SET EXERCISE.
Please transcribe the data that follows without the pictures, keeping every word the same.

┌────────

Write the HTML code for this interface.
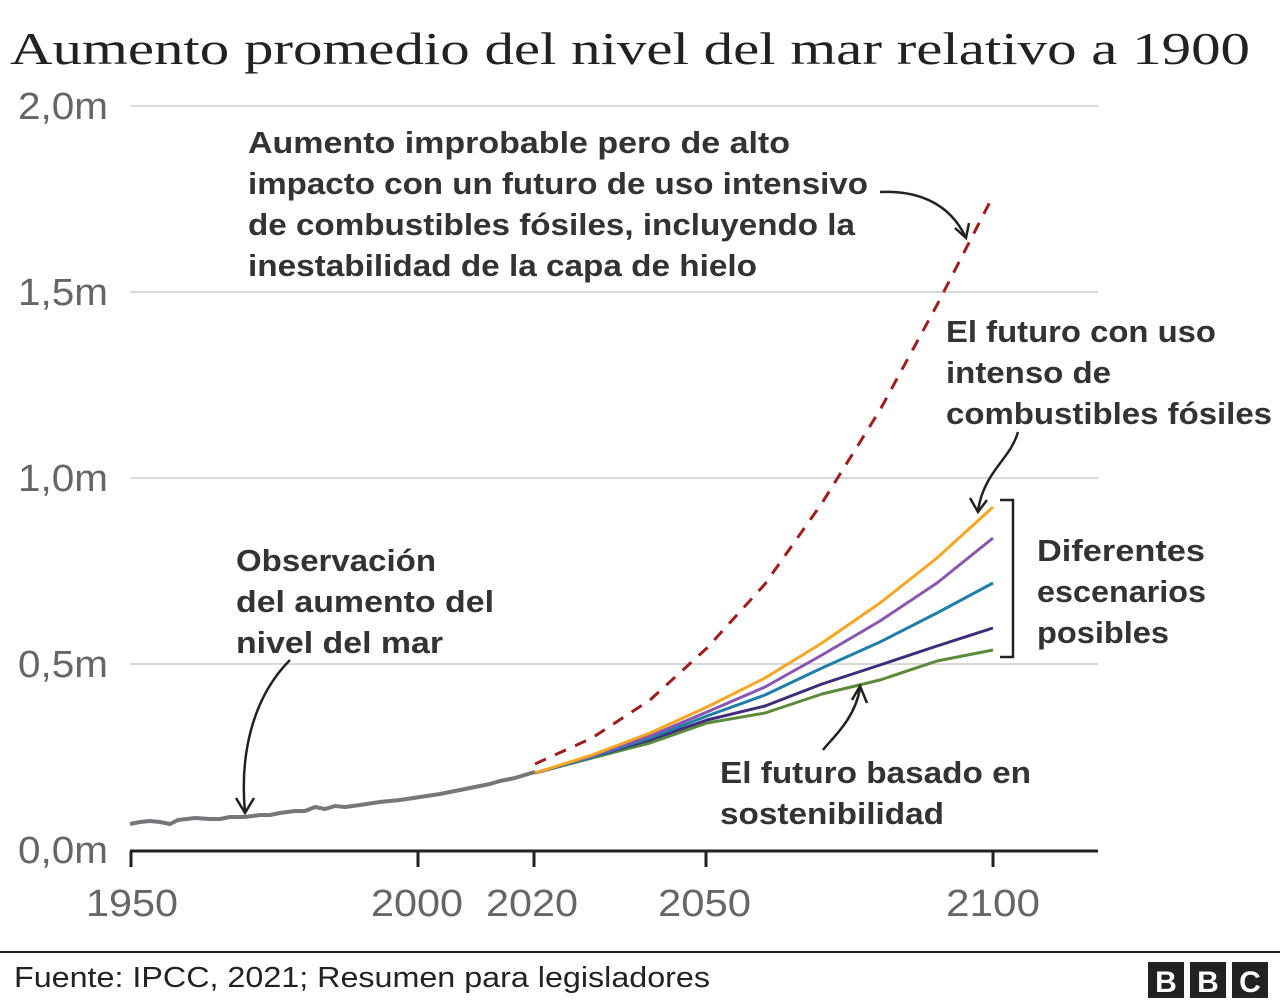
<!DOCTYPE html>
<html><head><meta charset="utf-8"><style>
html,body{margin:0;padding:0;background:#fff;}
svg{display:block;}
</style></head><body>
<svg width="1280" height="1000" viewBox="0 0 1280 1000" xmlns="http://www.w3.org/2000/svg">
<text x="10" y="64" font-family="Liberation Serif, serif" font-size="46" fill="#222" textLength="1240" lengthAdjust="spacingAndGlyphs">Aumento promedio del nivel del mar relativo a 1900</text>
<g stroke="#d9d9d9" stroke-width="2">
<line x1="130" y1="106" x2="1098" y2="106"/>
<line x1="130" y1="292" x2="1098" y2="292"/>
<line x1="130" y1="478" x2="1098" y2="478"/>
<line x1="130" y1="664" x2="1098" y2="664"/>
</g>
<g font-family="Liberation Sans, sans-serif" font-size="38" fill="#666">
<text x="18" y="119" textLength="90" lengthAdjust="spacingAndGlyphs">2,0m</text>
<text x="18" y="305" textLength="90" lengthAdjust="spacingAndGlyphs">1,5m</text>
<text x="18" y="491" textLength="90" lengthAdjust="spacingAndGlyphs">1,0m</text>
<text x="18" y="677" textLength="90" lengthAdjust="spacingAndGlyphs">0,5m</text>
<text x="18" y="863" textLength="90" lengthAdjust="spacingAndGlyphs">0,0m</text>
<text x="86" y="916" textLength="92" lengthAdjust="spacingAndGlyphs">1950</text>
<text x="371" y="916" textLength="92" lengthAdjust="spacingAndGlyphs">2000</text>
<text x="486" y="916" textLength="92" lengthAdjust="spacingAndGlyphs">2020</text>
<text x="658" y="916" textLength="93" lengthAdjust="spacingAndGlyphs">2050</text>
<text x="946" y="916" textLength="94" lengthAdjust="spacingAndGlyphs">2100</text>
</g>
<g stroke="#222" stroke-width="3">
<line x1="130" y1="851" x2="1098" y2="851"/>
<line x1="131" y1="851" x2="131" y2="867"/>
<line x1="418" y1="851" x2="418" y2="867"/>
<line x1="534" y1="851" x2="534" y2="867"/>
<line x1="706" y1="851" x2="706" y2="867"/>
<line x1="993" y1="851" x2="993" y2="867"/>
</g>
<g fill="none" stroke-width="3" stroke-linejoin="round">
<polyline stroke="#a01d1d" stroke-dasharray="12,10" points="535,764 592,738 650,700 707,648 765,584 822,503 880,410 937,305 993,196"/>
<polyline stroke="#5a8a3a" points="535,773 592,758 650,743 707,723 765,713 822,694 880,680 937,661 993,650"/>
<polyline stroke="#3f2d7a" points="535,773 592,757 650,740 707,720 765,706 822,684 880,665 937,646 993,628"/>
<polyline stroke="#1f7fa8" points="535,773 592,757 650,738 707,716 765,695 822,668 880,642 937,613 993,583"/>
<polyline stroke="#8a55b0" points="535,773 592,756 650,736 707,712 765,687 822,655 880,621 937,583 993,538"/>
<polyline stroke="#f5a623" points="535,773 592,755 650,733 707,707 765,678 822,643 880,603 937,558 993,507"/>
<polyline stroke="#77767b" stroke-width="4" points="130,824 140,822 150,821 160,822 170,824 178,820 195,818 210,819 220,819 230,817 245,817 260,815 270,815 280,813 295,811 305,811 315,807 325,809 335,806 345,807 360,805 380,802 400,800 420,797 440,794 460,790 480,786 490,784 500,781 515,778 528,774 535,772"/>
</g>
<g fill="none" stroke="#222" stroke-width="2.5">
<path d="M880,192 C920,190 950,205 965,236"/>
<path d="M955,228 L966,238 L969,223"/>
<path d="M1018,432 C1010,460 985,470 978,510"/>
<path d="M970,498 L978,512 L987,500"/>
<path d="M290,660 C250,700 240,760 245,812"/>
<path d="M236,798 L245,813 L254,798"/>
<path d="M823,750 C830,740 855,720 860,688"/>
<path d="M852,700 L860,686 L867,703"/>
<path d="M1000,500 L1013,500 L1013,657 L1000,657"/>
</g>
<g font-family="Liberation Sans, sans-serif" font-size="31" font-weight="bold" fill="#333">
<text x="248" y="153" textLength="542" lengthAdjust="spacingAndGlyphs">Aumento improbable pero de alto</text>
<text x="248" y="194" textLength="620" lengthAdjust="spacingAndGlyphs">impacto con un futuro de uso intensivo</text>
<text x="248" y="235" textLength="607" lengthAdjust="spacingAndGlyphs">de combustibles fósiles, incluyendo la</text>
<text x="248" y="276" textLength="509" lengthAdjust="spacingAndGlyphs">inestabilidad de la capa de hielo</text>
<text x="946" y="342" textLength="270" lengthAdjust="spacingAndGlyphs">El futuro con uso</text>
<text x="946" y="383" textLength="165" lengthAdjust="spacingAndGlyphs">intenso de</text>
<text x="946" y="424" textLength="326" lengthAdjust="spacingAndGlyphs">combustibles fósiles</text>
<text x="1037" y="561" textLength="168" lengthAdjust="spacingAndGlyphs">Diferentes</text>
<text x="1037" y="602" textLength="169" lengthAdjust="spacingAndGlyphs">escenarios</text>
<text x="1037" y="643" textLength="132" lengthAdjust="spacingAndGlyphs">posibles</text>
<text x="236" y="571" textLength="200" lengthAdjust="spacingAndGlyphs">Observación</text>
<text x="236" y="612" textLength="258" lengthAdjust="spacingAndGlyphs">del aumento del</text>
<text x="236" y="653" textLength="207" lengthAdjust="spacingAndGlyphs">nivel del mar</text>
<text x="720" y="783" textLength="311" lengthAdjust="spacingAndGlyphs">El futuro basado en</text>
<text x="720" y="824" textLength="224" lengthAdjust="spacingAndGlyphs">sostenibilidad</text>
</g>
<line x1="0" y1="952" x2="1280" y2="952" stroke="#222" stroke-width="2"/>
<text x="14" y="987" font-family="Liberation Sans, sans-serif" font-size="29" fill="#222" textLength="696" lengthAdjust="spacingAndGlyphs">Fuente: IPCC, 2021; Resumen para legisladores</text>
<g font-family="Liberation Sans, sans-serif" font-size="30" font-weight="bold" fill="#fff" text-anchor="middle">
<rect x="1148" y="962" width="36" height="36" fill="#222"/><text x="1166" y="992">B</text>
<rect x="1190" y="962" width="36" height="36" fill="#222"/><text x="1208" y="992">B</text>
<rect x="1232" y="962" width="36" height="36" fill="#222"/><text x="1250" y="992">C</text>
</g>
</svg>
</body></html>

└────────

SOLUTION BELOW.
Write the HTML code for this interface.
<!DOCTYPE html>
<html><head><meta charset="utf-8"><style>
html,body{margin:0;padding:0;background:#fff;}
svg{display:block;}
</style></head><body>
<svg width="1280" height="1000" viewBox="0 0 1280 1000" xmlns="http://www.w3.org/2000/svg">
<text x="10" y="64" font-family="Liberation Serif, serif" font-size="46" fill="#222" textLength="1240" lengthAdjust="spacingAndGlyphs">Aumento promedio del nivel del mar relativo a 1900</text>
<g stroke="#d9d9d9" stroke-width="2">
<line x1="130" y1="106" x2="1098" y2="106"/>
<line x1="130" y1="292" x2="1098" y2="292"/>
<line x1="130" y1="478" x2="1098" y2="478"/>
<line x1="130" y1="664" x2="1098" y2="664"/>
</g>
<g font-family="Liberation Sans, sans-serif" font-size="38" fill="#666">
<text x="18" y="119" textLength="90" lengthAdjust="spacingAndGlyphs">2,0m</text>
<text x="18" y="305" textLength="90" lengthAdjust="spacingAndGlyphs">1,5m</text>
<text x="18" y="491" textLength="90" lengthAdjust="spacingAndGlyphs">1,0m</text>
<text x="18" y="677" textLength="90" lengthAdjust="spacingAndGlyphs">0,5m</text>
<text x="18" y="863" textLength="90" lengthAdjust="spacingAndGlyphs">0,0m</text>
<text x="86" y="916" textLength="92" lengthAdjust="spacingAndGlyphs">1950</text>
<text x="371" y="916" textLength="92" lengthAdjust="spacingAndGlyphs">2000</text>
<text x="486" y="916" textLength="92" lengthAdjust="spacingAndGlyphs">2020</text>
<text x="658" y="916" textLength="93" lengthAdjust="spacingAndGlyphs">2050</text>
<text x="946" y="916" textLength="94" lengthAdjust="spacingAndGlyphs">2100</text>
</g>
<g stroke="#222" stroke-width="3">
<line x1="130" y1="851" x2="1098" y2="851"/>
<line x1="131" y1="851" x2="131" y2="867"/>
<line x1="418" y1="851" x2="418" y2="867"/>
<line x1="534" y1="851" x2="534" y2="867"/>
<line x1="706" y1="851" x2="706" y2="867"/>
<line x1="993" y1="851" x2="993" y2="867"/>
</g>
<g fill="none" stroke-width="3" stroke-linejoin="round">
<polyline stroke="#a01d1d" stroke-dasharray="12,10" points="535,764 592,738 650,700 707,648 765,584 822,503 880,410 937,305 993,196"/>
<polyline stroke="#5a8a3a" points="535,773 592,758 650,743 707,723 765,713 822,694 880,680 937,661 993,650"/>
<polyline stroke="#3f2d7a" points="535,773 592,757 650,740 707,720 765,706 822,684 880,665 937,646 993,628"/>
<polyline stroke="#1f7fa8" points="535,773 592,757 650,738 707,716 765,695 822,668 880,642 937,613 993,583"/>
<polyline stroke="#8a55b0" points="535,773 592,756 650,736 707,712 765,687 822,655 880,621 937,583 993,538"/>
<polyline stroke="#f5a623" points="535,773 592,755 650,733 707,707 765,678 822,643 880,603 937,558 993,507"/>
<polyline stroke="#77767b" stroke-width="4" points="130,824 140,822 150,821 160,822 170,824 178,820 195,818 210,819 220,819 230,817 245,817 260,815 270,815 280,813 295,811 305,811 315,807 325,809 335,806 345,807 360,805 380,802 400,800 420,797 440,794 460,790 480,786 490,784 500,781 515,778 528,774 535,772"/>
</g>
<g fill="none" stroke="#222" stroke-width="2.5">
<path d="M880,192 C920,190 950,205 965,236"/>
<path d="M955,228 L966,238 L969,223"/>
<path d="M1018,432 C1010,460 985,470 978,510"/>
<path d="M970,498 L978,512 L987,500"/>
<path d="M290,660 C250,700 240,760 245,812"/>
<path d="M236,798 L245,813 L254,798"/>
<path d="M823,750 C830,740 855,720 860,688"/>
<path d="M852,700 L860,686 L867,703"/>
<path d="M1000,500 L1013,500 L1013,657 L1000,657"/>
</g>
<g font-family="Liberation Sans, sans-serif" font-size="31" font-weight="bold" fill="#333">
<text x="248" y="153" textLength="542" lengthAdjust="spacingAndGlyphs">Aumento improbable pero de alto</text>
<text x="248" y="194" textLength="620" lengthAdjust="spacingAndGlyphs">impacto con un futuro de uso intensivo</text>
<text x="248" y="235" textLength="607" lengthAdjust="spacingAndGlyphs">de combustibles fósiles, incluyendo la</text>
<text x="248" y="276" textLength="509" lengthAdjust="spacingAndGlyphs">inestabilidad de la capa de hielo</text>
<text x="946" y="342" textLength="270" lengthAdjust="spacingAndGlyphs">El futuro con uso</text>
<text x="946" y="383" textLength="165" lengthAdjust="spacingAndGlyphs">intenso de</text>
<text x="946" y="424" textLength="326" lengthAdjust="spacingAndGlyphs">combustibles fósiles</text>
<text x="1037" y="561" textLength="168" lengthAdjust="spacingAndGlyphs">Diferentes</text>
<text x="1037" y="602" textLength="169" lengthAdjust="spacingAndGlyphs">escenarios</text>
<text x="1037" y="643" textLength="132" lengthAdjust="spacingAndGlyphs">posibles</text>
<text x="236" y="571" textLength="200" lengthAdjust="spacingAndGlyphs">Observación</text>
<text x="236" y="612" textLength="258" lengthAdjust="spacingAndGlyphs">del aumento del</text>
<text x="236" y="653" textLength="207" lengthAdjust="spacingAndGlyphs">nivel del mar</text>
<text x="720" y="783" textLength="311" lengthAdjust="spacingAndGlyphs">El futuro basado en</text>
<text x="720" y="824" textLength="224" lengthAdjust="spacingAndGlyphs">sostenibilidad</text>
</g>
<line x1="0" y1="952" x2="1280" y2="952" stroke="#222" stroke-width="2"/>
<text x="14" y="987" font-family="Liberation Sans, sans-serif" font-size="29" fill="#222" textLength="696" lengthAdjust="spacingAndGlyphs">Fuente: IPCC, 2021; Resumen para legisladores</text>
<g font-family="Liberation Sans, sans-serif" font-size="30" font-weight="bold" fill="#fff" text-anchor="middle">
<rect x="1148" y="962" width="36" height="36" fill="#222"/><text x="1166" y="992">B</text>
<rect x="1190" y="962" width="36" height="36" fill="#222"/><text x="1208" y="992">B</text>
<rect x="1232" y="962" width="36" height="36" fill="#222"/><text x="1250" y="992">C</text>
</g>
</svg>
</body></html>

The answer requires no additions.